WRC features responsive controls and a robust handling model. If you slog through the early stages in the slow and understeering front-wheel-drive cars, you're rewarded with the powerful and twitchy production rally class and WRC cars that are unlocked later. There are also a huge variety of stages on offer, based on the official locations of the 2010 Championship. Surfaces include tarmac, gravel, mud, sand, and ice. There is a real difference in car handling among road surfaces, with the hardest stages combining different types, making car setup and quick reactions important if you want to be successful. The effects of the different surfaces are impressively conveyed through the sound design, with clear sounds for different tyres running on the variety of surfaces available. Unfortunately, WRC does not include a flashback/rewind feature similar to DiRT 2 and GRID, which makes a perfect performance all the more difficult. Because of this omission and the often-long point-to-point stages, the game can be incredibly frustrating at times. Realism comes at a cost in WRC; one high-speed mistake right at the end of a course can result in the car being wrecked. Rally purists will love this hardcore aspect of the game, but it's a turnoff for casual off-road fans.

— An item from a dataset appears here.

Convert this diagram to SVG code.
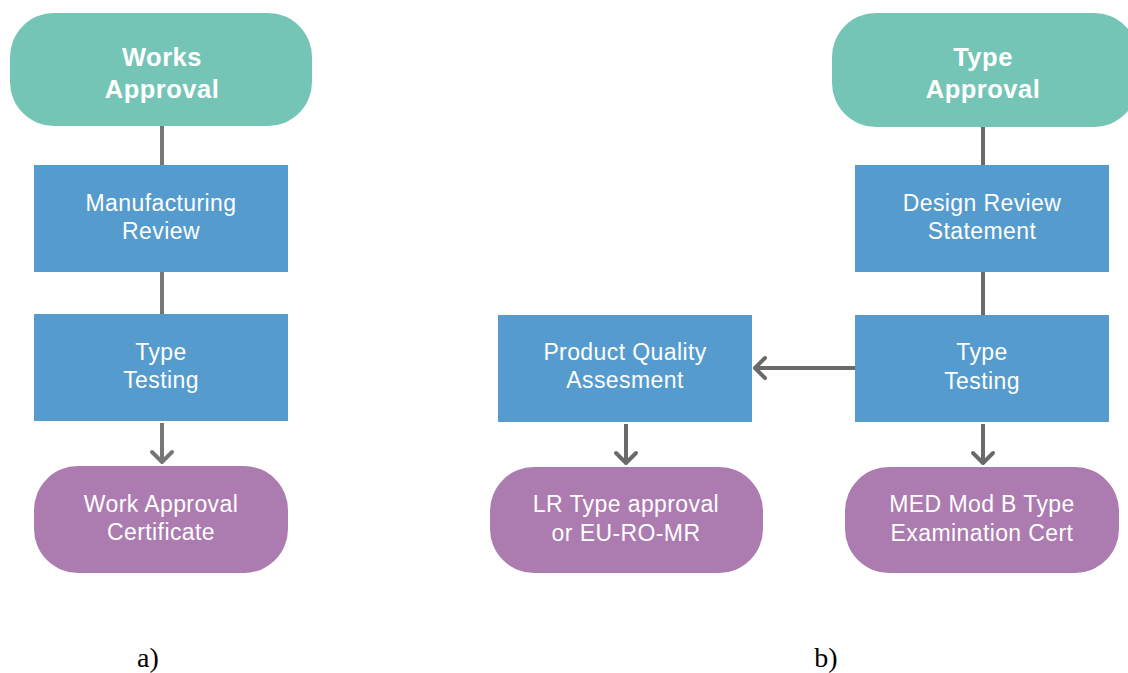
<svg xmlns="http://www.w3.org/2000/svg" width="1128" height="673" viewBox="0 0 1128 673">
  <style>
    .start { fill: #74c5b6; }
    .step { fill: #559bce; }
    .end { fill: #ac7bb0; }
    .t { font-family: "Liberation Sans", Arial, Helvetica, sans-serif; font-size: 23px; letter-spacing: 0.4px; fill: #ffffff; text-anchor: middle; }
    .tb { font-family: "Liberation Sans", Arial, Helvetica, sans-serif; font-size: 25.5px; font-weight: bold; letter-spacing: 0.5px; fill: #ffffff; text-anchor: middle; }
    .cap { font-family: "Liberation Serif", "Times New Roman", serif; font-size: 28px; fill: #000000; text-anchor: middle; }
    .ln { fill: none; stroke: #6a6a6a; stroke-width: 4; }
    .lnA { fill: none; stroke: #777777; stroke-width: 4; }
    .head { fill: none; stroke-width: 4; stroke-linecap: round; stroke-linejoin: round; }
  </style>

  <!-- connectors -->
  <g id="connectors">
    <!-- a) Works approval chain -->
    <line class="lnA" x1="162" y1="126" x2="162" y2="165"/>
    <line class="lnA" x1="162" y1="272" x2="162" y2="314"/>
    <line class="lnA" x1="162" y1="423" x2="162" y2="462"/>
    <polyline class="head" stroke="#777777" points="152,452 162,462 172,452"/>
    <!-- b) Type approval chain -->
    <line class="ln" x1="983" y1="126" x2="983" y2="165"/>
    <line class="ln" x1="983" y1="272" x2="983" y2="315"/>
    <line class="ln" x1="983" y1="424" x2="983" y2="463"/>
    <polyline class="head" stroke="#6a6a6a" points="973,453 983,463 993,453"/>
    <line class="ln" x1="855" y1="368" x2="755" y2="368"/>
    <polyline class="head" stroke="#6a6a6a" points="765,358 755,368 765,378"/>
    <line class="ln" x1="626" y1="424" x2="626" y2="463"/>
    <polyline class="head" stroke="#6a6a6a" points="616,453 626,463 636,453"/>
  </g>

  <!-- a) Works approval -->
  <g id="works-approval">
    <rect class="start" x="10" y="13" width="302" height="113" rx="44" ry="44"/>
    <text class="tb" x="162" y="66">Works</text>
    <text class="tb" x="162" y="98">Approval</text>
  </g>
  <g id="manufacturing-review">
    <rect class="step" x="34" y="165" width="254" height="107"/>
    <text class="t" x="161" y="211">Manufacturing</text>
    <text class="t" x="161" y="239">Review</text>
  </g>
  <g id="type-testing-a">
    <rect class="step" x="34" y="314" width="254" height="107"/>
    <text class="t" x="161" y="360">Type</text>
    <text class="t" x="161" y="388">Testing</text>
  </g>
  <g id="work-approval-certificate">
    <rect class="end" x="34" y="466" width="254" height="107" rx="44" ry="44"/>
    <text class="t" x="161" y="512">Work Approval</text>
    <text class="t" x="161" y="540">Certificate</text>
  </g>

  <!-- b) Type approval -->
  <g id="type-approval">
    <rect class="start" x="832" y="13" width="306" height="114" rx="44" ry="44"/>
    <text class="tb" x="983" y="66">Type</text>
    <text class="tb" x="983" y="98">Approval</text>
  </g>
  <g id="design-review-statement">
    <rect class="step" x="855" y="165" width="254" height="107"/>
    <text class="t" x="982" y="211">Design Review</text>
    <text class="t" x="982" y="239">Statement</text>
  </g>
  <g id="type-testing-b">
    <rect class="step" x="855" y="315" width="254" height="107"/>
    <text class="t" x="982" y="360">Type</text>
    <text class="t" x="982" y="389">Testing</text>
  </g>
  <g id="product-quality-assesment">
    <rect class="step" x="498" y="315" width="254" height="107"/>
    <text class="t" x="625" y="360">Product Quality</text>
    <text class="t" x="625" y="388">Assesment</text>
  </g>
  <g id="lr-type-approval">
    <rect class="end" x="490" y="467" width="273" height="106" rx="44" ry="44"/>
    <text class="t" x="626" y="512">LR Type approval</text>
    <text class="t" x="626" y="541">or EU-RO-MR</text>
  </g>
  <g id="med-mod-b">
    <rect class="end" x="845" y="467" width="274" height="106" rx="44" ry="44"/>
    <text class="t" x="982" y="512">MED Mod B Type</text>
    <text class="t" x="982" y="541">Examination Cert</text>
  </g>

  <!-- captions -->
  <text class="cap" x="148" y="667">a)</text>
  <text class="cap" x="826" y="667">b)</text>
</svg>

Though the skill level can be intimidating at first, the game is accessible to newcomers. WRC includes simple explanations for each part of the car setup and even offers different default setups tailored for each stage. A traditional selection of driving assists, such as braking assist and steering help, is in place to help newcomers settle in quickly. Even AI ability is selected on a slider in the options screen, making it easy to fine-tune the game's difficulty level to your own taste. You can also brush up on your technique in the Rally Academy tutorial mode. This involves playing short sections of a variety of stages from the game but with a suggested racing line to better inform your approach to corners, braking, and acceleration. Each Rally Academy challenge uses a different car and often a different surface. This mixture of courses teaches you the basics of how to approach different tricky road-surface changes, as well as how to approach different severities of corners, right up to hand-brake turns around tight hairpins. The whole mode takes about 45 minutes to complete, but by doing so, you will become much more comfortable with the basics of WRC's handling physics. Unfortunately, there is no such training on offer for players who wish to use a steering wheel. The wheel controls in WRC are incredibly sensitive and the game doesn't offer the opportunity to tweak sensitivity or dead zones on the fly. The default levels of force feedback are also far too fierce.

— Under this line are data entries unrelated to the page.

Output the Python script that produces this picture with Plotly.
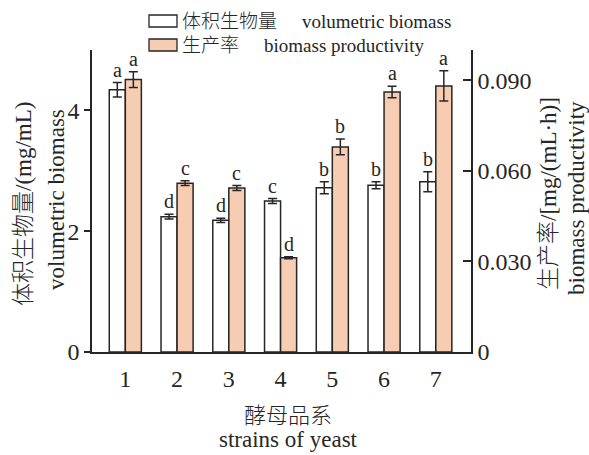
import plotly.graph_objects as go

# ---- data ----
strains = [1, 2, 3, 4, 5, 6, 7]
strain_labels = ["1", "2", "3", "4", "5", "6", "7"]
volumetric_biomass = [4.34, 2.24, 2.18, 2.50, 2.72, 2.76, 2.82]
volumetric_err = [0.12, 0.04, 0.035, 0.04, 0.10, 0.058, 0.166]
productivity = [0.0902, 0.0559, 0.0543, 0.0312, 0.0679, 0.0861, 0.0881]
productivity_err = [0.0026, 0.0008, 0.0008, 0.0003, 0.0026, 0.0019, 0.0050]
volumetric_letters = ["a", "d", "d", "c", "b", "b", "b"]
productivity_letters = ["a", "c", "c", "d", "b", "a", "a"]

# ---- style ----
W, H = 589, 455
ML, MR, MT, MB = 92, 118, 50, 103
PW, PH = W - ML - MR, H - MT - MB
SERIF = "Liberation Serif, 'Times New Roman', 'Noto Sans CJK SC', serif"
INK = "#262626"
ORANGE = "#F6CDB2"
BAR_W = 0.31


def px(x):
    return (x - ML) / PW


def py(y):
    return (H - MB - y) / PH


fig = go.Figure()

fig.add_trace(go.Bar(
    x=strains, y=volumetric_biomass, width=BAR_W, offset=-BAR_W,
    marker=dict(color="white", line=dict(color=INK, width=1.5)),
    error_y=dict(type="data", array=volumetric_err, color=INK, thickness=1.5, width=4.5),
    name="体积生物量", showlegend=False, yaxis="y",
))
fig.add_trace(go.Bar(
    x=strains, y=productivity, width=BAR_W, offset=0,
    marker=dict(color=ORANGE, line=dict(color=INK, width=1.5)),
    error_y=dict(type="data", array=productivity_err, color=INK, thickness=1.5, width=4.5),
    name="生产率", showlegend=False, yaxis="y2",
))

annotations = []
# significance letters above the error bars
for k, v, e, t in zip(strains, volumetric_biomass, volumetric_err, volumetric_letters):
    annotations.append(dict(x=k - BAR_W / 2, y=v + e, xref="x", yref="y", text=t,
                            showarrow=False, yanchor="bottom", yshift=0,
                            font=dict(family=SERIF, size=20, color=INK)))
for k, v, e, t in zip(strains, productivity, productivity_err, productivity_letters):
    annotations.append(dict(x=k + BAR_W / 2, y=v + e, xref="x", yref="y2", text=t,
                            showarrow=False, yanchor="bottom", yshift=0,
                            font=dict(family=SERIF, size=20, color=INK)))


def label(x, y, text, size, angle=0, xanchor="center"):
    annotations.append(dict(x=px(x), y=py(y), xref="paper", yref="paper", text=text,
                            showarrow=False, textangle=angle, xanchor=xanchor, yanchor="middle",
                            font=dict(family=SERIF, size=size, color=INK, weight=300)))


# axis titles
label(24, 204, "体积生物量/(mg/mL)", 23, -90)
label(56, 200, "volumetric biomass", 23, -90)
label(548, 194, "生产率/[mg/(mL·h)]", 23, -90)
label(577, 198, "biomass productivity", 23, -90)
label(288, 415, "酵母品系", 22)
label(288, 439, "strains of yeast", 23)

# legend
label(180, 21, "体积生物量", 19, xanchor="left")
label(300, 21, "volumetric biomass", 19, xanchor="left")
label(180, 45, "生产率", 19, xanchor="left")
label(262, 45, "biomass productivity", 19, xanchor="left")

shapes = [
    dict(type="rect", xref="paper", yref="paper", x0=px(149), x1=px(177), y0=py(27), y1=py(15),
         fillcolor="white", line=dict(color=INK, width=1.3)),
    dict(type="rect", xref="paper", yref="paper", x0=px(149), x1=px(177), y0=py(51), y1=py(39),
         fillcolor=ORANGE, line=dict(color=INK, width=1.3)),
]

fig.update_layout(
    width=W, height=H, autosize=False,
    margin=dict(l=ML, r=MR, t=MT, b=MB, pad=0),
    paper_bgcolor="white", plot_bgcolor="white",
    font=dict(family=SERIF, size=24, color=INK),
    barmode="overlay",
    annotations=annotations, shapes=shapes,
    xaxis=dict(range=[0.356, 7.68], tickmode="array", tickvals=strains, ticktext=strain_labels,
               showline=True, linecolor=INK, linewidth=1.5, ticks="", showgrid=False,
               zeroline=False, tickfont=dict(size=24), ticklabelstandoff=4),
    yaxis=dict(range=[0, 5], tickvals=[0, 2, 4], showline=True, linecolor=INK, linewidth=1.5,
               ticks="outside", ticklen=6, tickwidth=1.5, tickcolor=INK, showgrid=False,
               zeroline=False, tickfont=dict(size=24)),
    yaxis2=dict(range=[0, 0.1], tickvals=[0, 0.03, 0.06, 0.09],
                ticktext=["0", "0.030", "0.060", "0.090"], overlaying="y", side="right",
                showline=True, linecolor=INK, linewidth=1.5, ticks="inside", ticklen=8,
                tickwidth=1.5, tickcolor=INK, showgrid=False, zeroline=False,
                tickfont=dict(size=24)),
)

fig.write_html("out.html")
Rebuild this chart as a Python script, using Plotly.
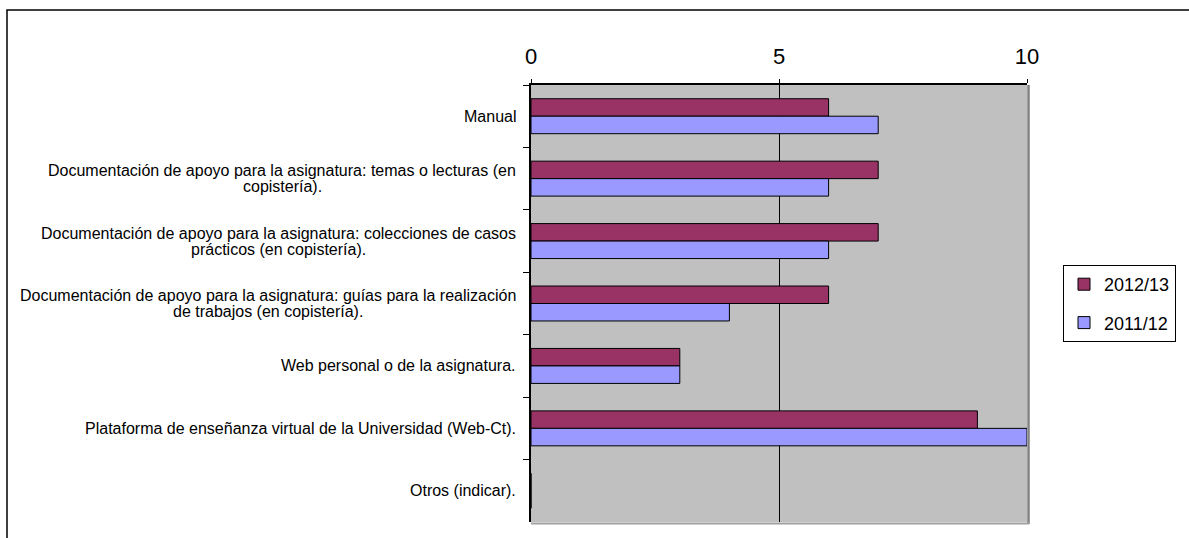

At the start of the Road to WRC career mode, you are asked to name your own team and driver. From here, you enter into tiered events, which start with slower cars and progress to quicker vehicles. Completing a percentage of the events on each tier will unlock the next one. It's a tried-and-tested career path that has become a staple of the driving genre, and it works as well in WRC as in any other racing game. After your first handful of races in the slower front-wheel-drive cars, you unlock new vehicles, which can be bought with credits earned by achieving your team objectives. Again, this is not a wholly original idea, but in WRC, it is backed up by a fairly substantial team editor. You can purchase a variety of different patterns to place on your cars and also choose the colours, selecting a base, as well as primary and secondary colours for the pattern. Successful racing will give you access to new sponsors who offer extra cash and allow you to place their logos on your cars. Unfortunately, while this is a great idea to help you craft an identity for your team, the sponsor logos can only be placed on two predetermined parts of the car and none of the companies are real-world organisations. This really breaks the sense of immersion in the career mode--brands such as "The Daily Carrot Village" really don't sit well in the high-octane world of rallying.